Good Samaritan bomb inquest ‘would not identify IRA killers’

Eugene Dalton was one of those killed in the explosion in 1988
Eugene Dalton was one of those killed in the explosion in 1988

Ordering a new inquest into the IRA killing of three neighbours 27 years ago will not lead to the identification of those responsible, the High Court has heard.

Counsel for Northern Ireland’s Attorney General also claimed an unprecedented legal challenge to his decision not to hold fresh tribunals into the so-called Good Samaritan bomb attack in Londonderry is probably doomed to fail.

Two men and a woman were killed in the booby-trap explosion at a house in the city’s Creggan area in August 1988.
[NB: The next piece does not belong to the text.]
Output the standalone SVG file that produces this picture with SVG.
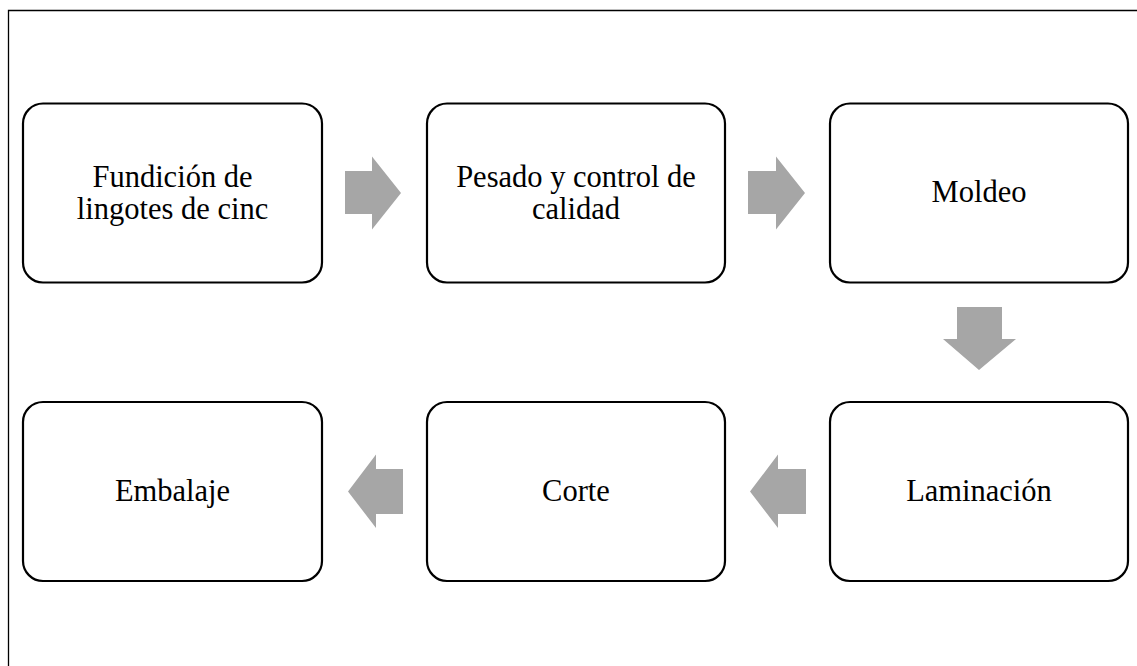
<svg xmlns="http://www.w3.org/2000/svg" width="1137" height="666" viewBox="0 0 1137 666">
<style>
.box{fill:#fff;stroke:#000;stroke-width:2.2}
.lbl{font-family:"Liberation Serif","Times New Roman",serif;font-size:30.5px;fill:#000;text-anchor:middle}
.arr{fill:#a6a6a6;stroke:none}
</style>
<rect x="0" y="0" width="1137" height="666" fill="#fff"/>
<path d="M8.5,666 V10.5 H1137" fill="none" stroke="#000" stroke-width="1.3"/>
<g id="n1"><rect class="box" x="23" y="103.5" width="299" height="179" rx="20"/>
<text class="lbl" x="172.5" y="186.5">Fundición de</text><text class="lbl" x="172.5" y="218.5">lingotes de cinc</text></g>
<g id="n2"><rect class="box" x="427" y="103.5" width="298" height="179" rx="20"/>
<text class="lbl" x="576" y="186.5">Pesado y control de</text><text class="lbl" x="576" y="218.5">calidad</text></g>
<g id="n3"><rect class="box" x="830" y="103.5" width="298" height="179" rx="20"/>
<text class="lbl" x="979" y="202">Moldeo</text></g>
<g id="n4"><rect class="box" x="830" y="402" width="298" height="179" rx="20"/>
<text class="lbl" x="979" y="501">Laminación</text></g>
<g id="n5"><rect class="box" x="427" y="402" width="298" height="179" rx="20"/>
<text class="lbl" x="576" y="501">Corte</text></g>
<g id="n6"><rect class="box" x="23" y="402" width="299" height="179" rx="20"/>
<text class="lbl" x="172.5" y="501">Embalaje</text></g>
<g id="connectors">
<polygon class="arr" points="345,171 372,171 372,156.5 401,193 372,229.5 372,214 345,214"/>
<polygon class="arr" points="748,171 776,171 776,156.5 805,193 776,229.5 776,214 748,214"/>
<polygon class="arr" points="957,307 1002,307 1002,339 1016,339 979,370 943,339 957,339"/>
<polygon class="arr" points="806,469 778,469 778,454.5 750,491.5 778,528 778,514 806,514"/>
<polygon class="arr" points="403,469 376,469 376,454.5 348,491.5 376,528 376,514 403,514"/>
</g>
</svg>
Lawyers for one of the victim’s families contend that an obligation to re-examine the deaths has been revived by a police ombudsman report which found the RUC had information about the planned terrorist strike but did not alert residents to the danger.

Attorney General John Larkin QC erroneously and irrationally concluded there would be no benefit in ordering a new inquest. according to their case.

It is the first case of its kind to challenge the decision-making powers of Northern Ireland’s chief legal officer.

Proceedings have been brought by Dorothy Johnstone, whose 54-year-old father Eugene Dalton died in the bombing.

Sheila Lewis, 68, was also killed in the blast while a third victim, 57-year-old Gerard Curran, died months after being pulled from the rubble.

The attack became known as the ‘Good Samaritan bomb’ because the three friends had gone to check on the whereabouts of a neighbour kidnapped earlier by the IRA.

The Provisionals later apologised, admitting it planted the booby trap device in a bid to kill soldiers.

In 2013 Police Ombudsman Dr Michael Maguire identified a failure in the police obligation to protect the lives of the public.

Ms Johnstone’s legal team are seeking leave for a judicial review, arguing that investigative obligations under Article 2 of the European Convention on Human Rights have been rekindled by the ombudsman’s findings.

They insisted that a new inquest which could establish responsibility for police failures.

But in court on Friday David Scoffield QC, for the Attorney General, claimed the challenge should not pass the first hurdle.

“The court can at this stage take a view that this is a case which is unlikely to succeed, and therefore leave ought to be refused,” he said.

Mr Scoffield continued: “The position I’m advancing is that the Article 2 investigative obligation has not been reinvigorated in this case.”

A fresh inquest is unnecessary even if such a duty has been revived, Mr Justice Maguire was told.

“In this case the investigation which the police ombudsman undertook identified some additional materials about the intelligence picture available to police, but it didn’t take further the issue of who the actual perpetrators of these killings were,” Mr Scoffield pointed out.

“There’s no suggestion that the inquest is in any way likely to lead to any significant progress on that key issue.”

In a further submission, he said the ombudsman’s probe itself was capable of satisfying any Article 2 obligations.

“Every time there’s an investigation, if it has some degree of success in discovering something, that can’t be used as a springboard for saying ‘A-ha, we have to have a further investigation’.”

Adjourning the application, Mr Justice Maguire said he wanted to wait for the outcome of a separate Supreme Court case.

He said: “I’m aware that there’s a coming authority which may shed some light on the issues.”